The trouble is, I’m not a winter person.  I don’t like snow, except for looking out the window at it, and then only if it’s freshly fallen.

So here it is, only the first of February and I’m already weary of this winter, tired of snow and of being house-bound.  Cabin fever has set in.  In fact, yesterday was so bad that I decided to clean the refrigerator.  That’s a sure sign of boredom, but at least it isn’t as bad as reorganizing the spice rack.

Cleaning the refrigerator had been in the back of my mind anyway.  The other day I spilled pickle juice and it had become a sticky mess, attracting… well, I’m not sure what.

I mixed up some warm water and baking soda, emptied the top shelf and started wiping away the bits and pieces from who knows how long.  Among the items I emptied was a can with bacon grease.  Gosh!  How long had it been since I actually cooked bacon?  Mostly I serve the pre-cooked variety anymore.
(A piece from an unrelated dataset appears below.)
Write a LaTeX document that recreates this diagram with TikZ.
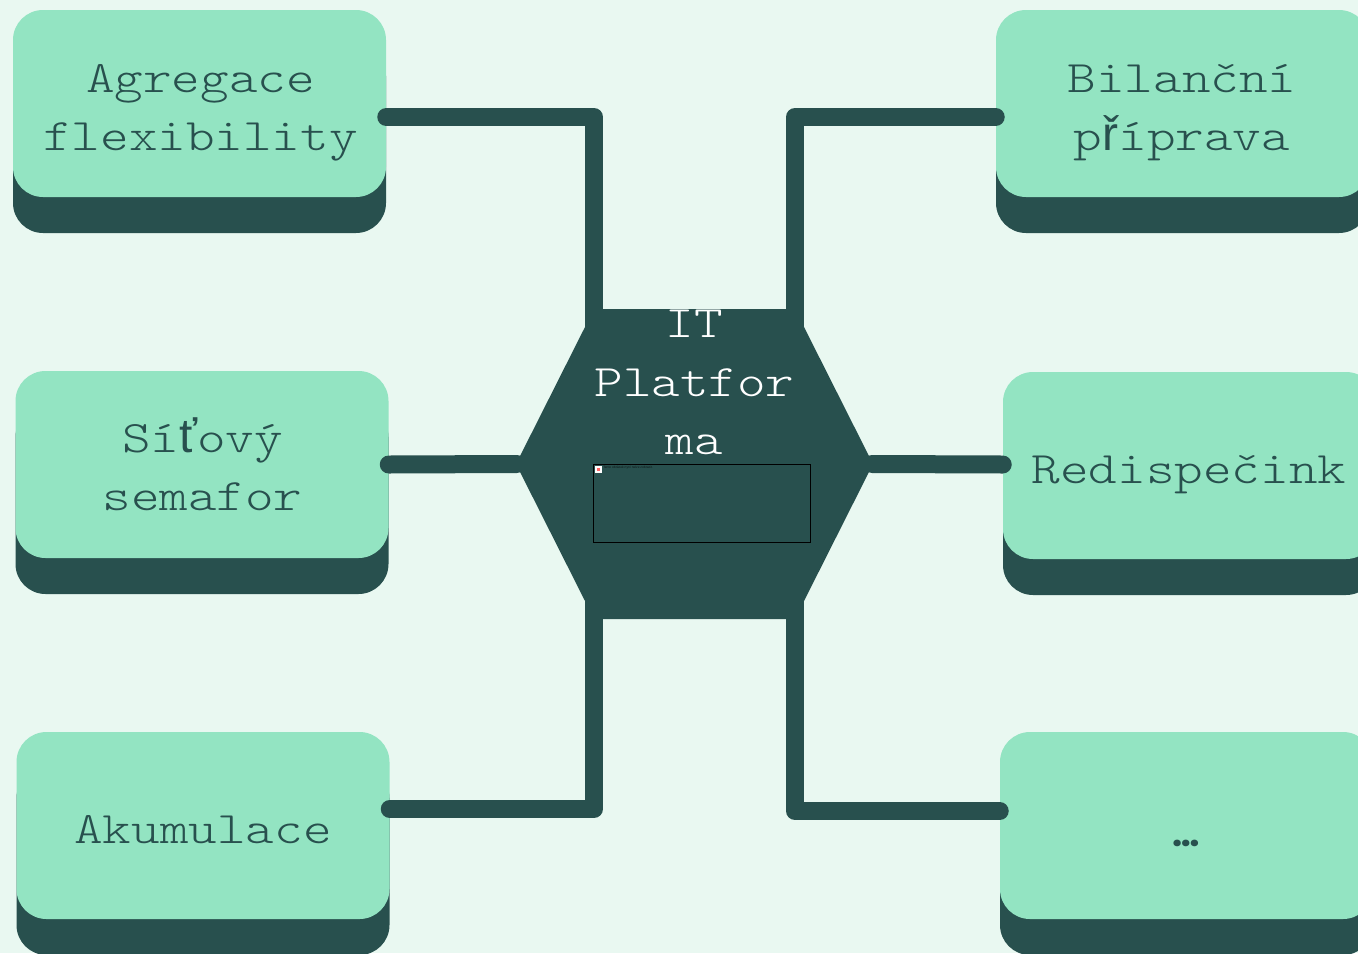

It just needs a few seconds’ zap in the microwave and doesn’t result in a splatter of bacon grease all over the top of the stove.  Standing next to that can were two bottles of beer that neither Rock nor I drink (I like wine he likes soda pop).  Then milk, two kinds of juice and a bottle of coffee flavored liqueur.  I‘ll have some of that later, I thought.

For some reason, there were three bottles of Worchestershire Sauce on the top shelf.  Hmm.  We were never big steak eaters.  Hmm.

The next shelf was crammed with jelly, jam, mustard of all kinds, several jars of pickles and pickle relish, prunes, and yogurt.  Some of the containers were sample size and were so small they had become lost behind the taller jars on the shelf.

The next shelf had more yogurt, butter, butter-like spread, leftovers, etc.  I began checking some of the expiration dates on the various containers and was instantly sorry.  One container of dry lemonade mix (and I’m not sure why it was there anyway), dated back to an expiration date of 2008.  Could it still be good?  Our son, a health nut, would gag!outofdate.JPG

I made the mistake of opening a mystery container and it immediately assaulted my nose.  Rock was nearby, fascinated by the sight of me cleaning something, then nearly fainted when the smell wafted over toward him..

The fresh vegetable drawer seemed to have everything but fresh vegetables.  Then I found, down on the bottom of the drawer, a squishy red pepper, half an onion and some celery wrapped in aluminum foil.  Sad.  Really sad.  This veggie container had been so full of other stuff that the head of lettuce couldn’t fit in and had been on the next shelf up.

I never could figure out what was supposed to go into the bottom drawer.  Cheese?  There was a drawer for that and it was full.  We like cheese.  Meat?  Well, if we don’t eat meat right away I freeze it.  So, the bottom drawer was always a catch-all.

After a good cleaning it all went back in, except for several things I threw out.  It was organized to the hilt!  Just look!  There’s space in this once-jammed refrigerator.  And it’s clean.

I was pretty pleased with myself and settled down with some of that liqueur.  I sighed.  If this malaise lingers I may find myself looking for excitement by watching my chia plant grow.  Let’s hope it never gets so bad that I go to work on the spice rack.